By Melanie Anstey
From poisoning former spies in London to tampering in US elections. Leading the military support for Bashar al-Assad in Syria and playing a part in the pro-leave campaign in Britain’s Brexit referendum. From nurturing friendly relations with Iran and Turkey to a military attack on Ukraine and subsequent annexation of Crimea… Russian President Vladimir Putin finds himself at the centre of the world’s political map.
Not since the collapse of the Soviet Union in 1991 has the Kremlin seemingly wielded so much influence in international affairs. This very much fits in with Putin’s ideological makeup. As a former Soviet spy based in Germany he was very invested in Russia expanding its sphere of influence… and was certainly not adverse to the use of skulduggery to achieve these goals.
What is Russia hoping to achieve and who are the people devising the strategy that has put Russian President Vladimir Putin as a lead actor on the world stage?
It was not once that I called this film ‘Mission Impossible’ to myself. What was the mission?
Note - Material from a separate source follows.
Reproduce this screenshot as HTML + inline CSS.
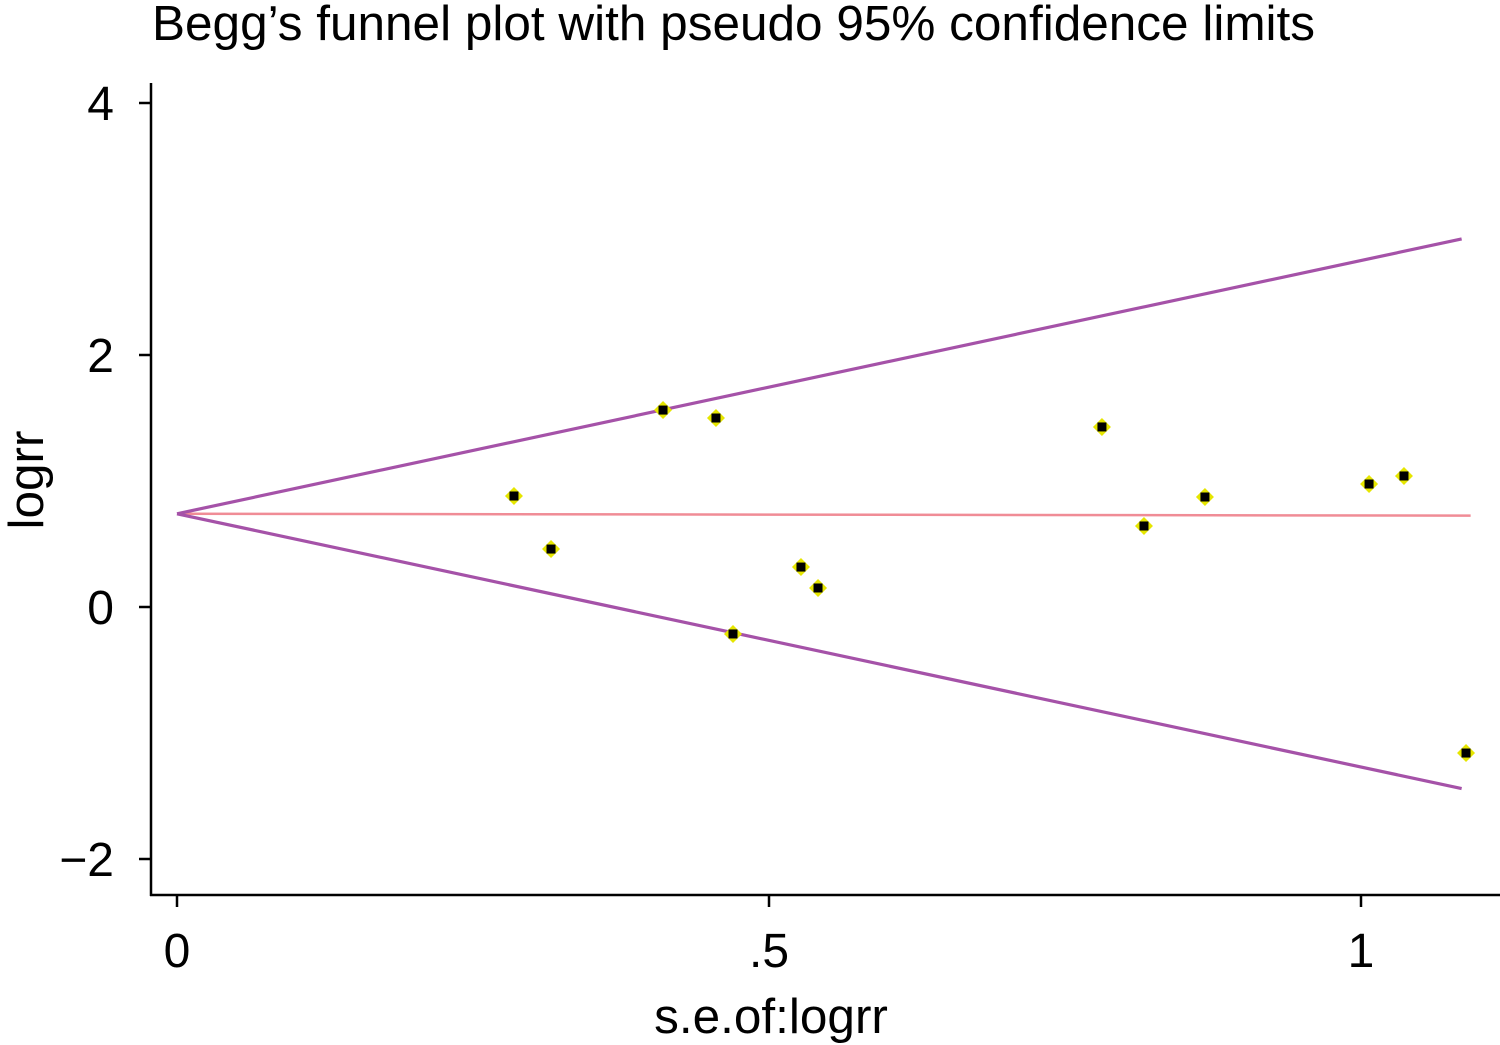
<!DOCTYPE html>
<html><head><meta charset="utf-8"><style>
html,body{margin:0;padding:0;background:#fff;}
svg{display:block;font-family:"Liberation Sans",Arial,sans-serif;}
</style></head><body>
<svg id="chart" width="1500" height="1045">
<text x="152" y="40" font-size="49.5" fill="#000">Begg’s funnel plot with pseudo 95% confidence limits</text>
<g id="axes"></g><g id="lines"></g><g id="points"></g>
<text x="771" y="1033" font-size="49.5" text-anchor="middle">s.e.of:logrr</text>
<text transform="translate(43,480) rotate(-90)" font-size="49.5" text-anchor="middle">logrr</text>
</svg>
<script>
const seValues=[0.2846,0.3159,0.4105,0.4552,0.4696,0.5270,0.5414,0.7812,0.8167,0.8682,1.0068,1.0363,1.0887];
const logrrValues=[0.881,0.460,1.563,1.500,-0.214,0.317,0.151,1.429,0.643,0.873,0.976,1.040,-1.159];
const pooledEstimate=0.74;
const maxSe=1.085;
const xTicks=[0,0.5,1];
const xTickLabels=["0",".5","1"];
const yTicks=[-2,0,2,4];
const yTickLabels=["\u22122","0","2","4"];
const NS="http://www.w3.org/2000/svg";
const Z=2.01;
const X=v=>177+v*1184, Y=v=>607-v*126;
function mk(tag,attrs,parent){const e=document.createElementNS(NS,tag);for(const k in attrs)e.setAttribute(k,attrs[k]);parent.appendChild(e);return e;}
const ax=document.getElementById('axes'),ln=document.getElementById('lines'),pt=document.getElementById('points');
let e=mk('line',{x1:151,y1:83,x2:151,y2:896,stroke:'#000','stroke-width':2.5},ax);

e=mk('line',{x1:150,y1:895,x2:1500,y2:895,stroke:'#000','stroke-width':2.5},ax);

yTicks.forEach((t,i)=>{
 e=mk('line',{x1:139,y1:Y(t),x2:151,y2:Y(t),stroke:'#000','stroke-width':2.5},ax);
 
 e=mk('text',{x:114,y:Y(t)+17,'font-size':48,'text-anchor':'end'},ax);e.textContent=yTickLabels[i];
 
});
xTicks.forEach((t,i)=>{
 e=mk('line',{x1:X(t),y1:895,x2:X(t),y2:907,stroke:'#000','stroke-width':2.5},ax);
 
 e=mk('text',{x:X(t),y:967,'font-size':48,'text-anchor':'middle'},ax);e.textContent=xTickLabels[i];
 
});
e=mk('line',{x1:X(0),y1:Y(pooledEstimate),x2:X(maxSe)+9,y2:Y(pooledEstimate-0.015),stroke:'#f08c96','stroke-width':2.5},ln);

e=mk('line',{x1:X(0),y1:Y(pooledEstimate),x2:X(maxSe),y2:Y(pooledEstimate+Z*maxSe),stroke:'#a552a8','stroke-width':3.2},ln);

e=mk('line',{x1:X(0),y1:Y(pooledEstimate),x2:X(maxSe),y2:Y(pooledEstimate-Z*maxSe),stroke:'#a552a8','stroke-width':3.2},ln);

seValues.forEach((s,i)=>{
 const cx=X(s),cy=Y(logrrValues[i]);
 const g=mk('g',{},pt);
 
 mk('polygon',{points:`${cx},${cy-9} ${cx+9},${cy} ${cx},${cy+9} ${cx-9},${cy}`,fill:'#e6e600'},g);
 mk('rect',{x:cx-4.5,y:cy-4.5,width:9,height:9,fill:'#000'},g);
});
</script>
</body></html>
To persuade high-level Russians to talk openly and honestly about their foreign policy in the current climate of cyber-wars, poisonings, election interference and more tangible conflicts like the war in Syria. How does Putin take his decisions? Who takes them with him? And what is motivating these decisions?
Unwrapping this mystery had to start with understanding who the decision-makers really are, and on discovering that they are often members of the security services or rich and unattainable businessmen and businesswomen, and that they are highly unlikely to want to talk to a journalist, especially a foreign one, was perhaps the first time the word “impossible” came to mind.
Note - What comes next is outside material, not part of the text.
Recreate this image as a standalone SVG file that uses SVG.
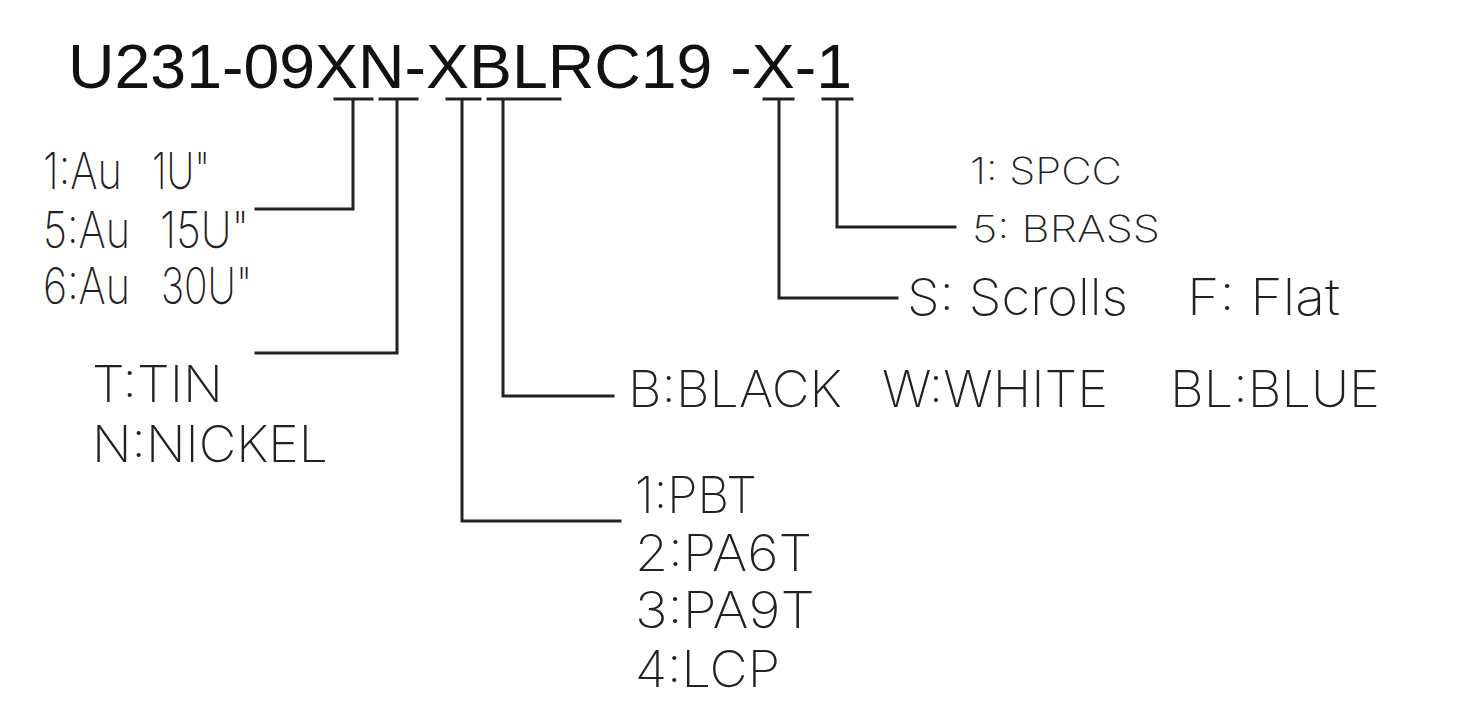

A person on a white horse was needed to rescue me from my dilemma. And in addition, I needed a Russian journalist to work with, to get a truly Russian perspective, someone both Russians and outsiders could respect. Our presenter Mikhail Zygar is a renowned journalist, producer and author of the work “All the Kremlin’s Men”, an insightful portrait of recent Russian history, and its key figures. Mikhail helped me select the movers and shakers who could give us an unique insight into our topic. His reputation opened the doors to people of all political colours and perspectives, and from different levels of the Russian establishment and anti-establishment.
Mikhail Zygar in Moscow during the shoot. [Al Jazeera]
My other knight in shining armour came in the shape of the film’s editor Philipp Gromov, whose knowledge of his own country’s history, cautiousness about “Western” received opinion, experience putting together films partly based on key archives, and love of music, brought thoroughness, creativity and flair to the film.
When I started working in Russia, styles and approaches to making documentaries differed from that of my home country Britain. Today, camerapeople and sound technicians in Russia draw on their own rich cinematic traditions, while also being familiar with all the international creative and technical styles, and I was lucky enough to work with the excellent cameraman Dimitri Rudakov, and sound recordist Sorin Apostol.
Former presidential candidate, Ksenia Sobchak, speaks to Mikhail Zygar about whether Russia’s elite supports President Vladimir Putin. [Al Jazeera]
Nothing is possible without great producers, and I was lucky enough to have three: Yulia Fernandes, Nelli Muminova and Anastasia Shkatova. The task of organising and persuading busy high-level people to give their time to a documentary is an arduous one and the three producers excelled at it.
Did I achieve my mission? I think so. I have been making films in Russia for a long time, but I was fascinated and surprised by the rich variety of opinion and perspective that came across from our impressive participants. We gained a rare insight into how Russia’s foreign policy is viewed from the point of view of influential and quite different Russians. Given recent events around the world, this film, although I say it myself, could qualify as important if not essential viewing, and I think it is gripping and quite moving too.